The next big thing on my financial to do list is to consolidate my credit debt. I have three cards left with sizable amounts (3-7k each.) I feel like I don’t make progress in getting down the debt since I feel like I am throwing money in so many different directions. I feel like getting down one mountain of debt at one interest rate would be best for me.
I wanted to get other thoughts. Has anyone done this? Is it recommended? If you did it, what was/is your experience like? Any and all thoughts/feedback/advice is appreciated. Thank you!
It sounds like you are looking at doing this for emotional reasons. Ideally I think you’d be addressing both the emotional and the math side of things, so consolidating the three cards to something with a lower rate so you are paying less interest over time.
My guess is that if you consolidated you would need to have one card that you paid off monthly for the day to day spending, so you didn’t accrue any additional interest on that, and then have your consolidated debt in a second spot which you only pay down and never use.
This would only work if you have your spending under control enough to use those two cards as above, and you’ve addressed whatever it was that ended up with over 10k in cc debt.
I’m guessing the other approach is to snowball in some way - take the card, put them in an order that is pleasing to you (smallest amount to highest, or highest rate to lowest, or most emotionally draining to least, whatever you think will work from a motivation perspective), pay off the minimum in each card, and put everything additional into the card that is first on the list. Then when you have paid the first one down, do the same with the next card, and then when you get to the final one, you have all the money going there.
We refinanced our mortgage a few years back. Part of the credit union’s requirement was that we eliminate all the cc debt, or most of it, so we rolled the $ into the mortgage.
Yes, that turns it into long-term rather than a short-term debt, but at the time it cut our interest rate in about 1/2 too. All of a sudden we had almost no cc debit and have overpaid the mortgage since the refi.
I haven’t done this, but I think it is a good idea, and there are a lot of great cards out there that eliminate interest for rollovers (assuming you qualify for something like that). You’d need to have a very specific plan outlined for how you will avoid debt in the future, specifically for the time you are paying down the rollovers, but ideally long term as well. Have you thought good long and hard about how you got to this place?
My one caveat (as a person with almost nil risk tolerance)—What if an emergency happens? Do you have an emergency fund you can pull from rather than add to debt?

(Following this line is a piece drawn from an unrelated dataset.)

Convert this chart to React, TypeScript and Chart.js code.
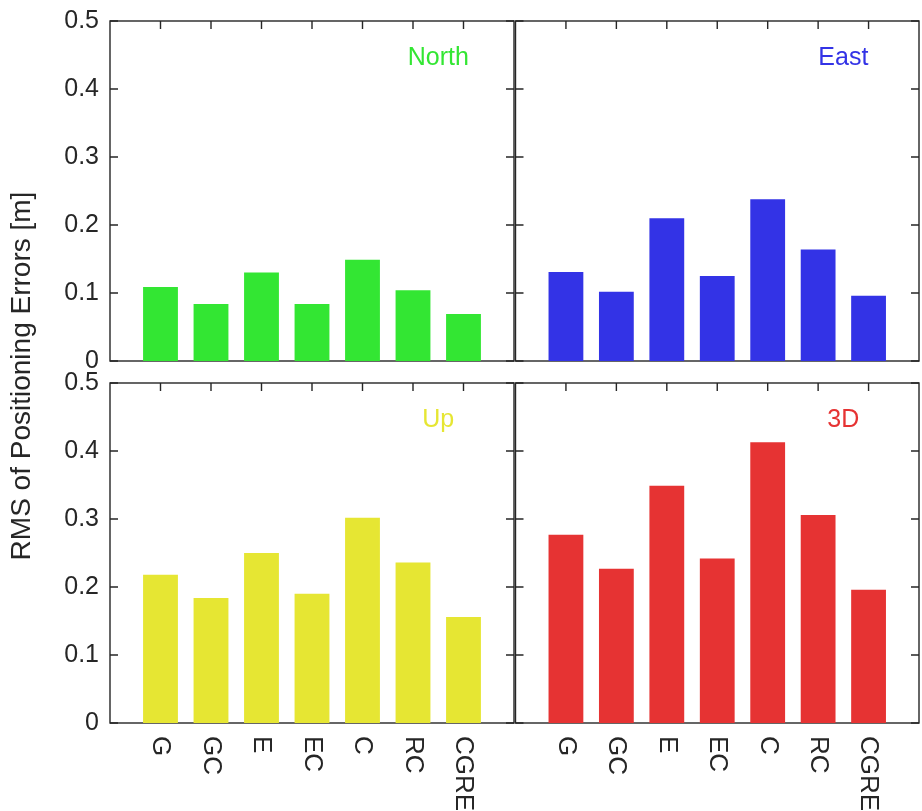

ETA: have you tried negotiating interest rates for the debt at all? I did this twice when paying down my last CC and it made a difference—almost 5% in interest removed with a single easy phone call.
I have found the snowball method has stressed me out because of still trying to maintain the different payments. I have and am planning to review an updated YTD report of my spending so I have an accurate budget and know where to trim because you’re spot on. I have to ask myself what caused the spending. And yep, lower interest rate and one payment is the goal. Ideally I would like to not spend on a CC at all but I do have a few items that get billed to a cc regularly but I can budget for those in cash so I can pay it off each month.
I think you will need to have a second card for those items that you are buying on credit, because otherwise you will start paying interest on them right away, even if you are paying off those individual items each month. You have no grace period for any items purchased once you are carrying a balance.